By Caroline Valetkevitch
NEW YORK (Reuters) – Sterling advanced on Thursday as campaigning for Britain’s vote on whether to leave the European Union was suspended following the murder of a British lawmaker, while U.S. stocks cut losses.
British Member of Parliament Jo Cox, who was shot dead in the street in her constituency in northern England earlier in the day, had been a vocal supporter of Britain remaining within the EU.
Whether Britain will leave the European Union, dubbed “Brexit,” is an issue that will be decided in a referendum next week and could undermine decades of European integration and stoke global economic uncertainty.
“Certainly, people are talking about the possibility that this does influence the Brexit vote in favor of remain. It is a tragic event all around. There is a sense, there is an immediate emotional reaction, but there is still a week before the referendum itself” on June 23, said Alan Ruskin, global co-head of FX research at Deutsche Bank in New York.

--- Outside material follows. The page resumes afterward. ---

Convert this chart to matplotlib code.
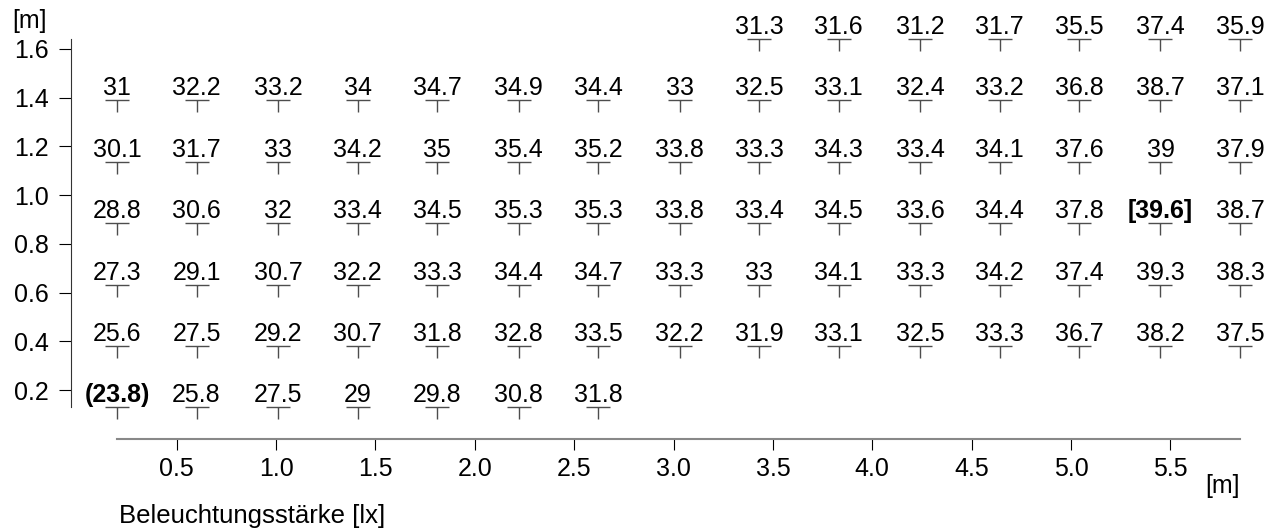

The British pound hit a U.S. trading high <GBP=> after the news, and was last up slightly at $1.4207.
Rival referendum campaign groups in Britain said they were suspending activities for the day and Prime Minister David Cameron said he would pull out of a planned rally in Gibraltar, the British territory on the southern coast of Spain.
U.S. stocks, which had tumbled earlier on global growth worries, cut losses and the Dow briefly traded higher.
The Dow Jones industrial average <.DJI> was up 17.67 points, or 0.1 percent, at 17,657.84, the S&P 500 <.SPX> lost 2.41 points, or 0.12 percent, to 2,069.09 and the Nasdaq Composite <.IXIC> dropped 10.81 points, or 0.22 percent, to 4,824.12.
The European FTSEurofirst 300 index <.FTEU3> closed down 0.5 percent.
Oil prices slumped about 3 percent and were down a sixth straight day as the dollar’s rally on fears of Britain’s exit from the EU hammered commodities priced in the currency.
Data showing U.S. crude stockpiles fell less than expected also weighed on oil prices. Brent crude futures <LCOc1> were down $1.52 at $47.45, while U.S. crude futures <CLc1> were down $1.61 at $46.40.
Yields on most U.S. Treasury yields rose to session highs after British campaigning for the Brexit vote was suspended following MP Cox’s death.
Yields on benchmark 10-year Treasury notes <US10YT=RR> rose to a session high of 1.581 percent, after earlier falling to 1.518 percent, the lowest level since August 2012.